Our tracker explained that it was the ulama, a bird of ill omen that haunted the jungles from time to time. He had heard it several times before but had no idea what it was except for what he had been told.

It appears that a jealous husband, suspecting the fidelity of his wife, had killed her infant in her absence and made a curry of the flesh. Dipping a spoon into the curry to serve herself the woman came across a finger of her infant.

Realising what her husband had done the demented woman ran out into the jungle screaming mai lamaya coo... (where is my child).The coo being the equivalent of the long drawn out 'hoo' in the cry of the ulama or devil bird, which she had become soon after committing suicide by driving the handle of the spoon she still clutched in her hand into her head.

Controversy

When I returned to Colombo after the hunting trip, I made several enquiries about this so-called devil bird, and learned that much controversy surrounded its identity.There were some authentic facts, but a great deal of verbal embroidery and irrelevancy had to be disentangled before three contenders finally emerged for the title of devil bird. Namely the forest eagle owl (Buba nipalensis blighi) the crested hawk eagle (Nisaetus cirrhatus Ceylonensis) and the crested honey buzzard (Pernis Ptilorhynahus ruficollis)
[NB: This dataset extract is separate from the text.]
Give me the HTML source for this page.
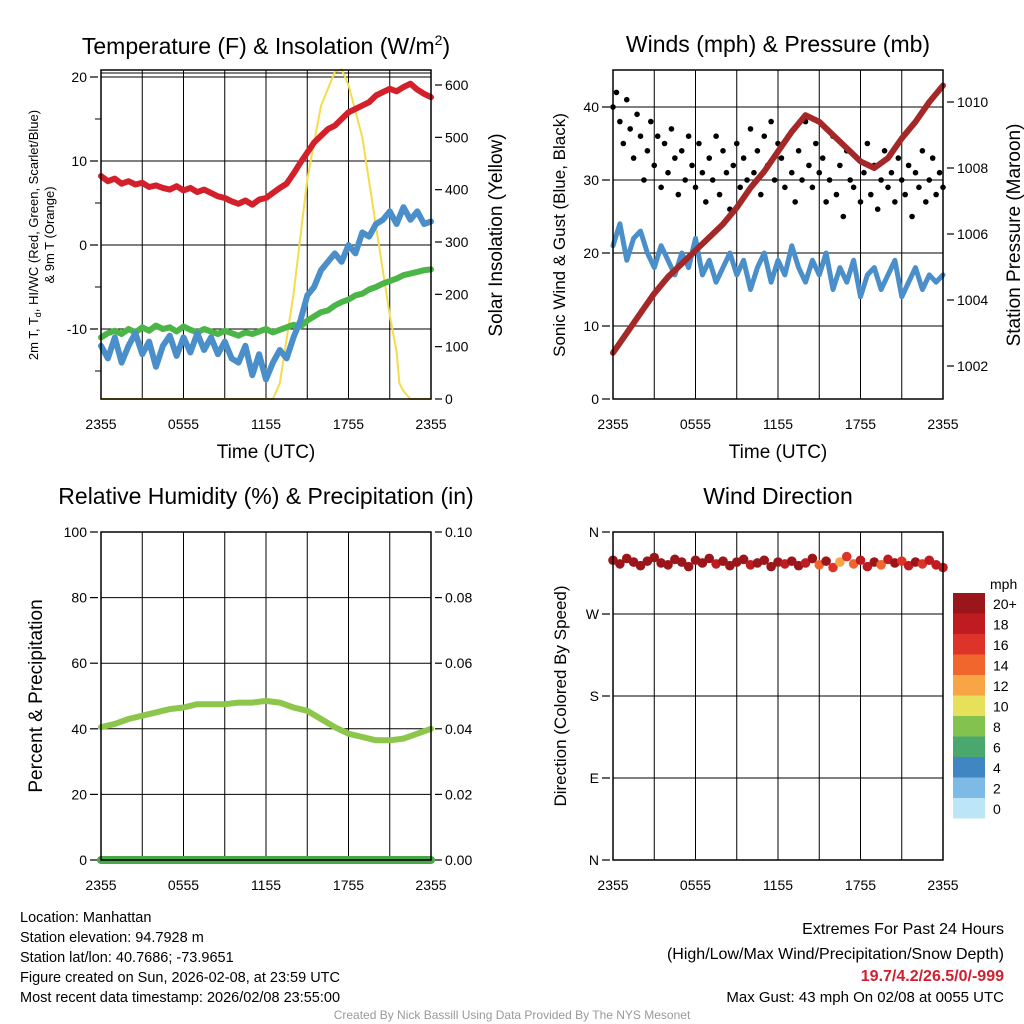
<!DOCTYPE html>
<html><head><meta charset="utf-8">
<style>
html,body{margin:0;padding:0;background:#fff;}
svg{display:block;font-family:"Liberation Sans",sans-serif;}
</style></head>
<body>
<svg id="fig" width="1024" height="1024" viewBox="0 0 1024 1024" xmlns="http://www.w3.org/2000/svg">
<rect width="1024" height="1024" fill="#fff"/>
<!-- titles -->
<text x="266" y="54" font-size="23" text-anchor="middle">Temperature (F) &amp; Insolation (W/m<tspan font-size="14" dy="-9">2</tspan><tspan dy="9">)</tspan></text>
<text x="778" y="52" font-size="23" text-anchor="middle">Winds (mph) &amp; Pressure (mb)</text>
<text x="266" y="504" font-size="23" text-anchor="middle">Relative Humidity (%) &amp; Precipitation (in)</text>
<text x="778" y="504" font-size="23" text-anchor="middle">Wind Direction</text>
<!-- axis titles -->
<text transform="translate(38,235) rotate(-90)" font-size="13" text-anchor="middle">2m T, T<tspan font-size="9" dy="3">d</tspan><tspan dy="-3">, HI/WC (Red, Green, Scarlet/Blue)</tspan></text>
<text transform="translate(54,235) rotate(-90)" font-size="13" text-anchor="middle">&amp; 9m T (Orange)</text>
<text transform="translate(502,235) rotate(-90)" font-size="19" text-anchor="middle">Solar Insolation (Yellow)</text>
<text x="266" y="458" font-size="19" text-anchor="middle">Time (UTC)</text>
<text transform="translate(565,235) rotate(-90)" font-size="17" text-anchor="middle">Sonic Wind &amp; Gust (Blue, Black)</text>
<text transform="translate(1020,235) rotate(-90)" font-size="19" text-anchor="middle">Station Pressure (Maroon)</text>
<text x="778" y="458" font-size="19" text-anchor="middle">Time (UTC)</text>
<text transform="translate(42,696) rotate(-90)" font-size="19" text-anchor="middle">Percent &amp; Precipitation</text>
<text transform="translate(566,696) rotate(-90)" font-size="17" text-anchor="middle">Direction (Colored By Speed)</text>
<!-- footer -->
<g font-size="14.5">
<text x="20" y="922">Location: Manhattan</text>
<text x="20" y="942">Station elevation: 94.7928 m</text>
<text x="20" y="962">Station lat/lon: 40.7686; -73.9651</text>
<text x="20" y="982">Figure created on Sun, 2026-02-08, at 23:59 UTC</text>
<text x="20" y="1002">Most recent data timestamp: 2026/02/08 23:55:00</text>
</g>
<g text-anchor="end">
<text x="1004" y="934" font-size="16">Extremes For Past 24 Hours</text>
<text x="1004" y="959" font-size="16">(High/Low/Max Wind/Precipitation/Snow Depth)</text>
<text x="1004" y="981" font-size="16" font-weight="bold" fill="#d02030">19.7/4.2/26.5/0/-999</text>
<text x="1004" y="1002" font-size="15">Max Gust: 43 mph On 02/08 at 0055 UTC</text>
</g>
<text x="512" y="1019" font-size="12" fill="#999" text-anchor="middle">Created By Nick Bassill Using Data Provided By The NYS Mesonet</text>
<g id="plots"></g>
</svg>
<script>
// ---------- data ----------
const xTickLabels = ["2355","0555","1155","1755","2355"];
const xTickHours = [0,6,12,18,24];
const tempRed = [8.2,7.6,7.9,7.3,7.6,7.2,7.4,6.9,7.1,6.8,6.6,7.0,6.5,6.8,6.3,6.6,6.2,5.8,5.6,5.2,4.9,5.3,4.8,5.4,5.6,6.2,6.8,7.3,8.5,9.8,11.0,12.2,13.0,13.8,14.2,15.0,15.8,16.2,16.6,17.0,17.8,18.2,18.6,18.3,18.8,19.2,18.5,18.0,17.6];
const tempBlue = [-12,-13.5,-11,-14,-12,-10.5,-13,-11.5,-14.5,-12,-10.8,-13.2,-11,-12.8,-10.5,-12.5,-11,-13,-11.5,-13.5,-14,-12,-15.5,-13,-16,-14,-12.5,-13.5,-11,-9,-6,-5,-3,-2,-1,-2,0,-1,1.5,1,2.5,3,4,2.5,4.5,3,4,2.5,2.8];
const tempGreen = [-11,-10.5,-10.2,-10.6,-10,-10.4,-9.8,-10.2,-9.6,-10,-9.8,-10.3,-9.7,-10.1,-10.4,-10,-10.3,-10.6,-10.2,-10.5,-10.8,-10.4,-10.6,-10.3,-10,-10.4,-10.1,-9.8,-9.5,-9.7,-9,-8.5,-8,-7.8,-7.2,-6.8,-6.5,-6,-5.8,-5.3,-5,-4.6,-4.3,-4,-3.6,-3.4,-3.2,-3,-2.9];
const tempTicks = [-10,0,10,20];
const solarHours = [0,12.5,13,14,15,16,17,17.5,18,19,20,21,21.5,21.7,22,22.5,24];
const solarValues = [0,0,30,200,420,560,625,630,600,500,330,160,90,30,15,0,0];
const solarTicks = [0,100,200,300,400,500,600];
const windSpeed = [21,24,19,22,23,20,18,21,19,17,20,18,22,17,19,16,18,20,17,19,15,18,20,16,19,17,21,18,16,19,17,20,15,18,16,19,14,17,18,15,17,19,14,16,18,15,17,16,17];
const windGust = [40,42,38,35,41,37,33,39,36,30,34,38,32,36,29,35,31,37,33,28,34,30,36,32,29,35,31,27,33,30,36,28,34,31,26,32,35,29,33,30,37,31,34,28,36,32,38,30,35,33,29,36,31,27,34,30,38,32,29,35,31,33,27,30,36,28,32,25,34,30,29,33,27,31,35,28,32,26,30,34,29,31,27,33,30,28,32,25,31,29,34,27,30,33,28,31,29];
const windTicks = [0,10,20,30,40];
const pressure = [1002.4,1003.0,1003.6,1004.2,1004.7,1005.1,1005.5,1005.9,1006.3,1006.8,1007.4,1007.9,1008.5,1009.1,1009.6,1009.4,1009.0,1008.6,1008.2,1008.0,1008.3,1008.9,1009.4,1010.0,1010.5];
const pressureTicks = [1002,1004,1006,1008,1010];
const rhValues = [40.5,41.5,43,44,45,46,46.5,47.5,47.5,47.5,48,48,48.5,48,46.5,45.5,43,40.5,38.5,37.5,36.5,36.5,37,38.5,40];
const precipValues = [0,0,0,0,0,0,0,0,0,0,0,0,0,0,0,0,0,0,0,0,0,0,0,0,0];
const rhTicks = [0,20,40,60,80,100];
const precipTicks = ["0.00","0.02","0.04","0.06","0.08","0.10"];
const windDir = [329,325,331,327,323,328,332,326,324,330,327,322,329,326,331,325,328,323,327,330,324,326,329,322,327,325,328,323,326,331,324,328,321,327,333,325,329,322,327,324,330,326,328,323,327,325,329,324,321];
const dirSpeed = [22,25,21,23,24,22,21,23,21,20,22,21,24,20,21,19,21,22,20,21,19,21,22,20,21,19,23,21,19,21,14,22,16,12,17,15,18,19,20,15,19,21,16,18,20,17,19,18,19];
const dirTicks = [0,90,180,270,360];
const dirTickLabels = ["N","E","S","W","N"];
const cbarLabels = ["20+","18","16","14","12","10","8","6","4","2","0"];
const cbarColors = ["#9a161b","#bf1c22","#dd3328","#f0662c","#f8a545","#e6e05a","#83c24f","#4aa86f","#3f86c3","#7dbbe6","#bde5f8"];

// ---------- helpers ----------
const NS="http://www.w3.org/2000/svg";
const root=document.getElementById('plots');
function mk(tag,attrs,parent){const e=document.createElementNS(NS,tag);for(const k in attrs)e.setAttribute(k,attrs[k]);(parent||root).appendChild(e);return e;}
function lin(d0,d1,r0,r1){return v=>r0+(v-d0)*(r1-r0)/(d1-d0);}
function hoursOf(arr){return arr.map((_,i)=>i*24/(arr.length-1));}

function panel(name,x0,x1,y0,y1){
  const g=mk('g',{});
  
  
  const xs=lin(0,24,x0,x1);
  for(let h=3;h<24;h+=3){const l=mk('line',{x1:xs(h),x2:xs(h),y1:y0,y2:y1,stroke:'#000','stroke-width':1},g);}
  xTickHours.forEach((h,i)=>{
    const t=mk('text',{x:xs(h),y:y1+30,'font-size':14,'text-anchor':'middle'},g);t.textContent=xTickLabels[i];
    
  });
  return {g,xs};
}
function frame(g,x0,x1,y0,y1){
  const r=mk('rect',{x:x0,y:y0,width:x1-x0,height:y1-y0,fill:'none',stroke:'#000','stroke-width':1.5},g);
  
}
function hgrid(g,x0,x1,y){
  const l=mk('line',{x1:x0,x2:x1,y1:y,y2:y,stroke:'#000','stroke-width':1},g);
  
}
function ylabel(g,x,y,txt,anchor,name){
  const t=mk('text',{x:x,y:y+5,'font-size':14,'text-anchor':anchor},g);t.textContent=txt;
  
  mk('line',{x1:anchor==='end'?x+3:x-10,x2:anchor==='end'?x+11:x-3,y1:y,y2:y,stroke:'#000','stroke-width':1.2},g);
}
function path(g,xs,ys,hours,vals,stroke,w,name){
  const d=vals.map((v,i)=>(i?'L':'M')+xs(hours[i]).toFixed(1)+','+ys(v).toFixed(1)).join('');
  const p=mk('path',{d:d,fill:'none',stroke:stroke,'stroke-width':w,'stroke-linejoin':'round','stroke-linecap':'round'},g);
  
}

// ---------- panel 1: temperature ----------
{
  const X0=101,X1=431,Y0=70,Y1=399;
  const {g,xs}=panel('temperature-panel',X0,X1,Y0,Y1);
  const ys=lin(0,10,245,161);
  const ysol=lin(0,600,399,85);
  tempTicks.forEach(v=>{hgrid(g,X0,X1,ys(v));ylabel(g,X0-14,ys(v),String(v),'end','temp-tick-label');});
  [-15,-5,5,15].forEach(v=>mk('line',{x1:X0-6,x2:X0,y1:ys(v),y2:ys(v),stroke:'#000'},g));
  solarTicks.forEach(v=>ylabel(g,X1+14,ysol(v),String(v),'start','solar-tick-label'));
  mk('line',{x1:X0,x2:X1,y1:73,y2:73,stroke:'#000'},g);
  path(g,xs,ysol,solarHours,solarValues,'#f5dd4a',2,'solar-insolation-line');
  path(g,xs,ys,hoursOf(tempGreen),tempGreen,'#4cb548',6,'dewpoint-line');
  path(g,xs,ys,hoursOf(tempBlue),tempBlue,'#4a8fca',6,'wind-chill-line');
  path(g,xs,ys,hoursOf(tempRed),tempRed,'#d4202a',6,'temperature-line');
  frame(g,X0,X1,Y0,Y1);
}
// ---------- panel 2: winds ----------
{
  const X0=613,X1=943,Y0=70,Y1=399;
  const {g,xs}=panel('winds-panel',X0,X1,Y0,Y1);
  const ys=lin(0,40,399,107);
  const yp=lin(1002,1010,366,102);
  windTicks.forEach(v=>{if(v>0)hgrid(g,X0,X1,ys(v));ylabel(g,X0-14,ys(v),String(v),'end','wind-tick-label');});
  pressureTicks.forEach(v=>ylabel(g,X1+14,yp(v),String(v),'start','pressure-tick-label'));
  path(g,xs,ys,hoursOf(windSpeed),windSpeed,'#4a8fca',5,'sonic-wind-line');
  const gh=hoursOf(windGust);
  windGust.forEach((v,i)=>{
    const c=mk('circle',{cx:xs(gh[i]),cy:ys(v),r:2.8,fill:'#000'},g);
    
    
  });
  path(g,xs,yp,hoursOf(pressure),pressure,'#a52828',6,'pressure-line');
  frame(g,X0,X1,Y0,Y1);
}
// ---------- panel 3: RH ----------
{
  const X0=101,X1=431,Y0=532,Y1=860;
  const {g,xs}=panel('humidity-panel',X0,X1,Y0,Y1);
  const ys=lin(0,100,860,532);
  const yp=lin(0,0.10,860,532);
  rhTicks.forEach(v=>{hgrid(g,X0,X1,ys(v));ylabel(g,X0-14,ys(v),String(v),'end','rh-tick-label');});
  precipTicks.forEach(v=>ylabel(g,X1+14,yp(parseFloat(v)),v,'start','precip-tick-label'));
  path(g,xs,ys,hoursOf(rhValues),rhValues,'#8cc64a',6,'relative-humidity-line');
  path(g,xs,yp,hoursOf(precipValues),precipValues,'#4aa84a',8,'precipitation-line');
  frame(g,X0,X1,Y0,Y1);
}
// ---------- panel 4: wind direction ----------
{
  const X0=613,X1=943,Y0=532,Y1=860;
  const {g,xs}=panel('wind-direction-panel',X0,X1,Y0,Y1);
  const ys=lin(0,360,860,532);
  dirTicks.forEach((v,i)=>{hgrid(g,X0,X1,ys(v));ylabel(g,X0-14,ys(v),dirTickLabels[i],'end','direction-tick-label');});
  const dh=hoursOf(windDir);
  windDir.forEach((v,i)=>{
    const bin=Math.min(10,Math.floor(dirSpeed[i]/2));
    const c=mk('circle',{cx:xs(dh[i]),cy:ys(v),r:4.8,fill:cbarColors[10-bin]},g);
    
    
  });
  frame(g,X0,X1,Y0,Y1);
  const cb=mk('g',{});
  
  
  const t=mk('text',{x:990,y:589,'font-size':14},cb);t.textContent='mph';
  cbarColors.forEach((c,i)=>{
    const r=mk('rect',{x:953,y:593+i*20.5,width:32,height:20.5,fill:c},cb);
    
    
    const l=mk('text',{x:993,y:609+i*20.5,'font-size':14},cb);l.textContent=cbarLabels[i];
    
    
  });
}
</script>
</body></html>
All of them had been heard making the devilish sounds they were shot and identified. They also had a crest or tuft of feathers on the head, representative of the handle of the spoon the demented woman had thrust into her head.

The consensus was that any one of them could be responsible for the characteristic shrieks and hoo sounds made by the so-called devil bird, with subtle variants between them.

Yet for many years more the issue remained in doubt, because these very birds held in captivity in the zoo had not at any time given voice to the cries that earned them their demoniac name.

And so the mystery might have continued had not more positive evidence been reported in the 1960s and 1970s by game rangers in the Wildlife Department confirming the forest eagle owl as the culprit making the devilish noises. One of them had even seen this bird in full cry in the light of his torch.

These reports more or less confirmed what the well known ornithologist GM Henry had said in his "Guide to the Birds of Ceylon" (1955):

"All real evidence as to the identify of the devil bird points to the forest eagle owl as the author of the dreadful shrieks and strangulation noises.

It is possible that other birds at times produce some of the various cries attributed to the devil bird, but I believe that the authentic gurgling shrieks etc are nothing more than the mating love song of the forest eagle owl this would account for the rare and sporadic occurrence of these cries."

It seems such an anticlimax that the fearful "ulama" or devil bird of ill omen turns out to be no more than a harmless owl serenading his loved one.

But at least it provides a credible explanation of the demonic cries that Robert Knox, had heard in our jungles as far back as five centuries ago.